In Kiswahili, the local language, ‘Mikoko Pamoja’ means ‘Mangroves Together’. The project is focused on conserving the remaining mangrove areas and improving the degraded ones, using the sale of carbon credits from avoided deforestation and reforestation actions to finance the project and generate additional benefits for the local community. The way the project is structured creates a direct link between the engagement of the whole community and the creation and distribution of short- and long-term benefits to all.

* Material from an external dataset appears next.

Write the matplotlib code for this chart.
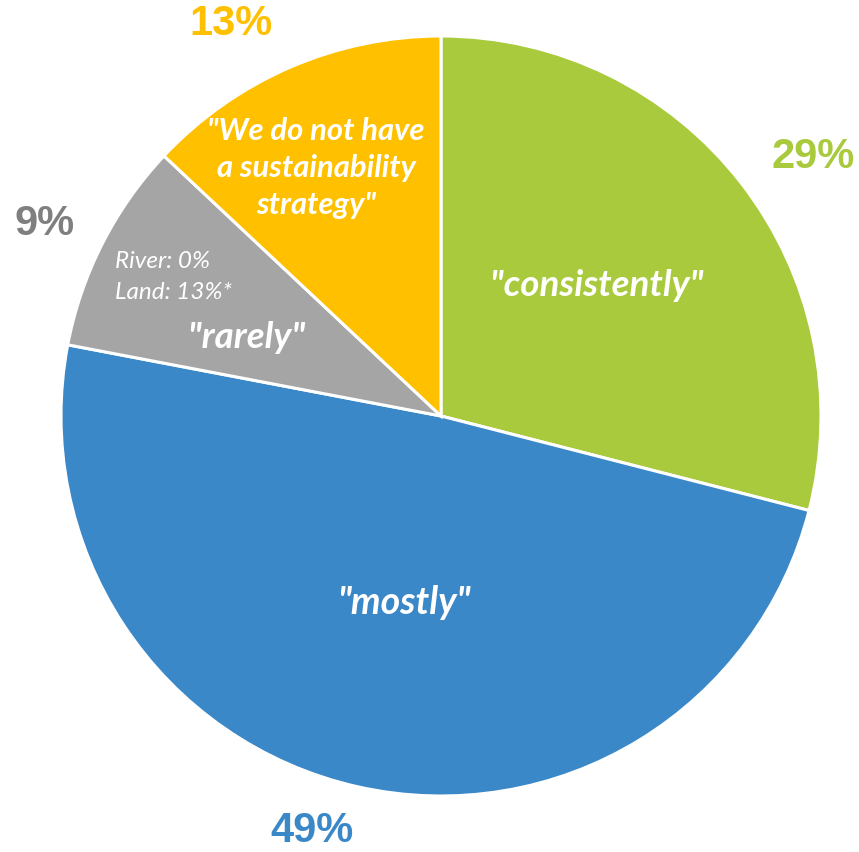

The communities take an active role in the management, protection and replanting of the surrounding mangroves, covering 117ha by the end of 2017. Local groups patrol for illegal harvesting and plant new mangrove trees in affected areas. To alleviate pressure on the natural areas, a community plantation was also created as an alternative source of timber and firewood at affordable prices, agreed on between the local members. Other income generating activities, such as bee-keeping and eco-tourism, are also being developed. Several awareness-raising activities in the villages promote a gradual change in perceptions and attitudes, which is helped by the positive publicity the project has garnered both in Kenya and abroad.
The project is managed by three groups: The Mikoko Pamoja Community Organization (MPCO) consists of representatives of Gazi Bay, specifically Gazi and Makongeni villages; The Mikoko Pamoja Steering Group (MPSG) which provides technical support to the MPCO; and the project coordinator, The Association for Coastal Ecosystem Services (ACES), a charity registered in Scotland.
ACES was responsible for developing the project, providing the initial research and capacity-building to support local communities in the implementation and certification process. Once the project became established and certified under the Plan Vivo Standard, it could start selling carbon credits to finance itself. ACES then focused on the ongoing environmental and socio-economic monitoring, as well as ensuring the necessary level of transparency for the proper use of the funds. The revenue raised is kept in a community-benefit fund, managed by the Mikoko Pamoja steering group and local representatives. The funds are partly used for the protection and re-planting activities, and partly invested on community projects, like improving the water and sanitation systems, a boardwalk for women-led tours through the mangrove, or supporting youth projects and sports.